Blockchain in the supply chain
Illustration: Sarah Grillo/Axios
Fresh produce is the albatross around grocers' necks — it's got a razor-thin profit margin, it spoils quickly, and illnesses can prompt public hysteria. But now, they hope blockchain is a solution.
What's going on: IBM is using blockchain to track the journey of a bunch of spinach from the farmer to the shopper's cart. Knowing, and trusting, the vegetable's precise origin will reduce cases of people getting sick from food, IBM says.
How it works: In a blockchain, a network of computers creates a record of any string of events. That allows it to track anything from transactions to food. No middleman is involved, which blockchain enthusiasts say increases trust between parties.

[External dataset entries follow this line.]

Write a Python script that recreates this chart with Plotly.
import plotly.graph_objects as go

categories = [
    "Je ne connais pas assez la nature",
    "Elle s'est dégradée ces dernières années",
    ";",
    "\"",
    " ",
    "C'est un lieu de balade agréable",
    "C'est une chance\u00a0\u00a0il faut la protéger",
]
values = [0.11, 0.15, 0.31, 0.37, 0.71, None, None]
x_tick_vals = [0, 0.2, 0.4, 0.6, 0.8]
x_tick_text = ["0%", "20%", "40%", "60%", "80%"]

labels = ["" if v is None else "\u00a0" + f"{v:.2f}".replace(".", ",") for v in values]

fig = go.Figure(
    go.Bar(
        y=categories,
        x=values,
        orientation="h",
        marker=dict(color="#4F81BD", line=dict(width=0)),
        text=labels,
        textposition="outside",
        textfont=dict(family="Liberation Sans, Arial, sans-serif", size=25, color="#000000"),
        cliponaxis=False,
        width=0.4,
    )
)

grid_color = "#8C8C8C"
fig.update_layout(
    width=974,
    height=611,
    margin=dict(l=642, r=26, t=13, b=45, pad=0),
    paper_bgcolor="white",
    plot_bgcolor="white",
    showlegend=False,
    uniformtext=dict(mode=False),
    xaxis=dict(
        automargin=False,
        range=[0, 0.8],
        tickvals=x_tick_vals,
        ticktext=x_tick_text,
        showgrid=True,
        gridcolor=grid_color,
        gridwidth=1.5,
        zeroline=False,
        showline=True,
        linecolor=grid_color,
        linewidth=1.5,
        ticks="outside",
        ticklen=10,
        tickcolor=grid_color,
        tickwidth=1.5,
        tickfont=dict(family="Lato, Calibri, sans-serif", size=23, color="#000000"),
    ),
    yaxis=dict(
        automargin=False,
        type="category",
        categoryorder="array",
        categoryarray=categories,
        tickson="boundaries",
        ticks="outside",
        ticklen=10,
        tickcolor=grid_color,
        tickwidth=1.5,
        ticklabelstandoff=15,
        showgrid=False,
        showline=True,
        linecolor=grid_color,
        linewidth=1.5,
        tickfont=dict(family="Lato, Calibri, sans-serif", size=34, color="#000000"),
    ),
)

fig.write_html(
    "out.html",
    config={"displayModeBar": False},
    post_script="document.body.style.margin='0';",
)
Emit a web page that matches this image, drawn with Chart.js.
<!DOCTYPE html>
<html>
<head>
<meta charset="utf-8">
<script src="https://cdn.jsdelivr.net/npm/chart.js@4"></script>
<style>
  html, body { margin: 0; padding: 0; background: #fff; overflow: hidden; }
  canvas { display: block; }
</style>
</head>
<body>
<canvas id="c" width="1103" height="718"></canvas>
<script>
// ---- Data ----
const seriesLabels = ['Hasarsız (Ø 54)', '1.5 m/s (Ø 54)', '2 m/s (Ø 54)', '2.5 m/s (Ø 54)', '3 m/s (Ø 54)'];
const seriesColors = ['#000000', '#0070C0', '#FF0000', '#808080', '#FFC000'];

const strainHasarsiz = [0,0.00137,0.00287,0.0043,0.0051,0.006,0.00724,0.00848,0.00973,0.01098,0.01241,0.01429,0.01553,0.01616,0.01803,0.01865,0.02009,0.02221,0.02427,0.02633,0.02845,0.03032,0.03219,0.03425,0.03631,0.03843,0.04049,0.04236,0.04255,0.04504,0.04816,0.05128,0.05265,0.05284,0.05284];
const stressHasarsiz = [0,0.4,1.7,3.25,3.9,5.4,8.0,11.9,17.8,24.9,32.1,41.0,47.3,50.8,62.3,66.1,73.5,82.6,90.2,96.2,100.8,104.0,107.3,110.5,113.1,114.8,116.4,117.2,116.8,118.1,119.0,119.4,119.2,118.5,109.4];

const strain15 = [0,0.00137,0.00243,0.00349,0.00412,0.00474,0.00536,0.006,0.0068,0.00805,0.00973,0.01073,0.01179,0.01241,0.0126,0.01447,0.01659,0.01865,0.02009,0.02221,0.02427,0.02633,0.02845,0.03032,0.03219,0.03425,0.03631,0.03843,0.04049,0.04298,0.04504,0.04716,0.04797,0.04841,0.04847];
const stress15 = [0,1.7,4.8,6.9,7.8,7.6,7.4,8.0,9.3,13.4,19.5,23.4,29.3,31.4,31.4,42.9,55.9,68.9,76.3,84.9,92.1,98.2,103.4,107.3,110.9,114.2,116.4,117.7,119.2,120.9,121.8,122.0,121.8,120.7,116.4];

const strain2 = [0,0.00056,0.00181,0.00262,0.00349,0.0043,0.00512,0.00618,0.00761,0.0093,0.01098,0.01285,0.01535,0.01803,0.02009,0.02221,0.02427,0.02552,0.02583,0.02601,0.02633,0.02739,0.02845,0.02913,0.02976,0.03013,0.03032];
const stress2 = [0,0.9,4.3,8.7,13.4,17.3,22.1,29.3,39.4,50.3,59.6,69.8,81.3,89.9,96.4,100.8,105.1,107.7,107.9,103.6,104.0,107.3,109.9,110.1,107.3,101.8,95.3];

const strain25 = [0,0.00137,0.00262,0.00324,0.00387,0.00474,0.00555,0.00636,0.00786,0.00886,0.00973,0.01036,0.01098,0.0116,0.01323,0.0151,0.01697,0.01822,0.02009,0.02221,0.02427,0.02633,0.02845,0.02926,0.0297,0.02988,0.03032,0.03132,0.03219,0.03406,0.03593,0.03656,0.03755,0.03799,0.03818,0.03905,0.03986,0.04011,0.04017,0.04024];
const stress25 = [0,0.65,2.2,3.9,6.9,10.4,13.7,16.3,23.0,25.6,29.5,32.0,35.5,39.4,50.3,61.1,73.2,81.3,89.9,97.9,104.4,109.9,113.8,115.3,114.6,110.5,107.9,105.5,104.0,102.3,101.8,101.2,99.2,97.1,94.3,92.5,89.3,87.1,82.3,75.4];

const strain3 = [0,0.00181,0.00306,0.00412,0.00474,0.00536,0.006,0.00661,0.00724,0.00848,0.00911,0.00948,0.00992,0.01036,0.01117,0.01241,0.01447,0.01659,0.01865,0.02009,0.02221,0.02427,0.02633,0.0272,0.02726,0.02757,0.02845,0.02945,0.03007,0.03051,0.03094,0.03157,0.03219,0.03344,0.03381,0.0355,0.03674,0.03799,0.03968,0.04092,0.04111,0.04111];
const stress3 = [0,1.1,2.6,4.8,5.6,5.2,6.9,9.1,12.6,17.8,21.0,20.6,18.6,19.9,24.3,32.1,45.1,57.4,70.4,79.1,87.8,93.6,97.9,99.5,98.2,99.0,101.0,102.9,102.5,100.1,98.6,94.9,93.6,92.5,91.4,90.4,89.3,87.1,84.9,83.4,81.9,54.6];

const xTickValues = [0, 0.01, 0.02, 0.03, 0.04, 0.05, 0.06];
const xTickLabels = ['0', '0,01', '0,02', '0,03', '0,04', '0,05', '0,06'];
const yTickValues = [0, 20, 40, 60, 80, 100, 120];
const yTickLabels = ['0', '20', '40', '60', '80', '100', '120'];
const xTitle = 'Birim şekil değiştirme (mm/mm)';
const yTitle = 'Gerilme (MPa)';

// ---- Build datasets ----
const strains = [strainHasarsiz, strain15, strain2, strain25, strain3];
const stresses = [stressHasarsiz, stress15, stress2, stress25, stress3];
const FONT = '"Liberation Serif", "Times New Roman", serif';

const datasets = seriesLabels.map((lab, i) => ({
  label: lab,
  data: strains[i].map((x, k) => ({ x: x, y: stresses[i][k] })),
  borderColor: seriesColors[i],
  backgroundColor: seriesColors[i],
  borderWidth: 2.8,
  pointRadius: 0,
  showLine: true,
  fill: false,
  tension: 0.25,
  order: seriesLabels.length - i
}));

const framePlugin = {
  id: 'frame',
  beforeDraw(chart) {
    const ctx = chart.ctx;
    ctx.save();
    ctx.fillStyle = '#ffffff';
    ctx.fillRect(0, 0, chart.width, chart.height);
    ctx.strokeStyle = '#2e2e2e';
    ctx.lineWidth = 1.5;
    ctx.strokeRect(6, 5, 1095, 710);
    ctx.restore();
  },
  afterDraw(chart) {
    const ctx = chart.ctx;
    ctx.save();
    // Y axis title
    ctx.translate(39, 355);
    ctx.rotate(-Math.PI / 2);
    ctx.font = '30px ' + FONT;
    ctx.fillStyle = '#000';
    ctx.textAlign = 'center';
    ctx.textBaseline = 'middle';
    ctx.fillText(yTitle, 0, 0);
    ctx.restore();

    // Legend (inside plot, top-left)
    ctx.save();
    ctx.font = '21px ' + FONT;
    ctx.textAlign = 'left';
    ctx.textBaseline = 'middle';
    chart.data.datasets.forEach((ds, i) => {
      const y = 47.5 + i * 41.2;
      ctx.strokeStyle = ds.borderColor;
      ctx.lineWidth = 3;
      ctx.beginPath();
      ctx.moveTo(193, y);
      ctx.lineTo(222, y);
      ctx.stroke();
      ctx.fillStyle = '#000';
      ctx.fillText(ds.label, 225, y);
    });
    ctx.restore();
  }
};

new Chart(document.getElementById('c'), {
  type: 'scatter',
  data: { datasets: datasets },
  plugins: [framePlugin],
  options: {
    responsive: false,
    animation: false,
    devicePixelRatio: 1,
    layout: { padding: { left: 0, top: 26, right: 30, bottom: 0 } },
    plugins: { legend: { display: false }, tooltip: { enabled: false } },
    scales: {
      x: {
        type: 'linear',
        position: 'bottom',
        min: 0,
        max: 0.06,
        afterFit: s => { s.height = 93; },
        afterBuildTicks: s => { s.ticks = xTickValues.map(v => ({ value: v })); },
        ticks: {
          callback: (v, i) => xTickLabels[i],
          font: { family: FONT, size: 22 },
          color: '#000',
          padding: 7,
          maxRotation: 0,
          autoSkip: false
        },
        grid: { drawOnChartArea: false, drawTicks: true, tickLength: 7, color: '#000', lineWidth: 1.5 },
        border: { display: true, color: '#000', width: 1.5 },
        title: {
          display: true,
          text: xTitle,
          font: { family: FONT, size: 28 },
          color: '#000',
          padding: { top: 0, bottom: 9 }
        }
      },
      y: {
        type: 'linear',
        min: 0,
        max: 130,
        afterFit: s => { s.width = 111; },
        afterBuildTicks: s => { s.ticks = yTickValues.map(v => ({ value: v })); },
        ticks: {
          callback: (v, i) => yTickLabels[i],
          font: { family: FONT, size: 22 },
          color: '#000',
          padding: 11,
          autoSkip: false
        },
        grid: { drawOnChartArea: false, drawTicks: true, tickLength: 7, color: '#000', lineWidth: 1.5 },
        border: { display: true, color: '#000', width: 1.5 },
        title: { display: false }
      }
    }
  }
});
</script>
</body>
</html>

For example, if a single bag of spinach infects someone with E. Coli., shoppers will stay away from any and all leafy greens for weeks, even months, until they're confident they won't get sick.
- Using blockchain to track that bag means determining exactly where the contaminated spinach came from, instead of sending the entire industry into a whodunnit panic, says Brigid McDermott, who leads IBM's blockchain food-tracking arm.
Food is also perishable — another big headache for retailers. Blockchain may one day solve that too, McDermott says.
- Sometimes you buy fresh berries, and they only last one or two days. Maybe that's because they were exposed to heat a little too long.
- Recorded transactions on a blockchain might reveal, in real time, that the berries have been left out in the sun in an Arizona facility, at which point the retailers can make the decision to divert to a store within Arizona instead of shipping them out to Florida, says McDermott.